Responding to Transport for the North’s consultation on its upcoming decarbonisation strategy, the CPT has called for modal shift to be prioritised to reach net zero goals.
The Committee on Climate Change forecasts that by 2030 we need to see around one in 10 car journeys taken by bus instead to remain on track for net zero by 2050. A key factor often cited as deterring people from catching the bus is unreliable journey times, and measures that keep buses out of traffic, including bus only roads, traffic signalling and priority at junctions are necessary, the CPT says, adding that alongside investment in bus priority, other measures that will encourage bus travel must be examined. These might include Clean Air Zones which include cars and road user schemes including road pricing and congestion charges that make cars pay whilst leaving buses and coaches exempt. CPT Regional Manager Andrew McGuinness said: “To reduce carbon emissions from transport we need to prioritise encouraging people to choose greener modes of travel, such as the bus.

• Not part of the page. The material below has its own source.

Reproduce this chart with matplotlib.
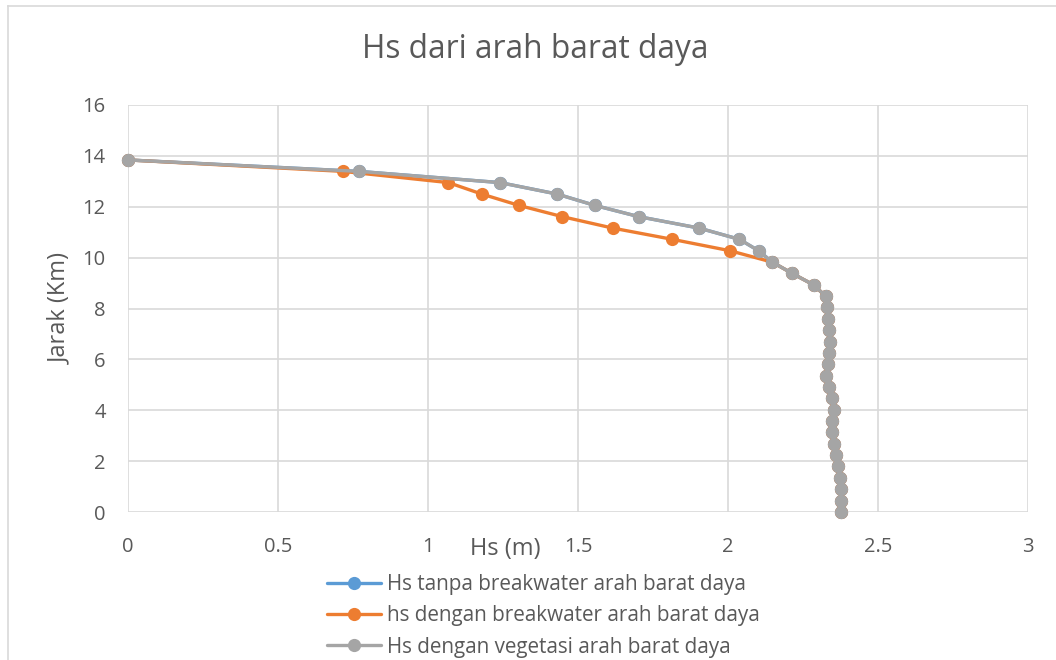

“Measures that keep buses out of congestion and improve bus journey times will make people feel confident that they can rely on the bus to make their journeys on time. We must also incentivise people to swap their car journeys for one by bus, which can be done by introducing policies that charge car users, such as road pricing schemes and ensuring that Clean Air Zones include cars.”
CPT’s response also highlighted that the draft decarbonisation strategy failed to acknowledge the benefits of coach travel. A 15% increase in coach passenger journeys by British people each year could lead to approximately 47 million fewer cars on the road, saving over a quarter of a million tonnes of carbon dioxide, it believes. For the industry to play its full role support must be in place to enable and encourage people to travel by coach, with coach-friendly measures such as adequate coach parking and drop off and pick up points for passengers.
Andrew continued: “It was disappointing that coach was not mentioned in the draft decarbonisation strategy, when coaches can take up to 50 cars off the road and they will play an important role in the journey to net zero carbon emissions. To get more people on board we must see this strategy including policies that make it easy for coaches to access tourist attractions and the city centre. These measures will encourage people to travel by coach, instead of by car, helping to reduce carbon emissions.”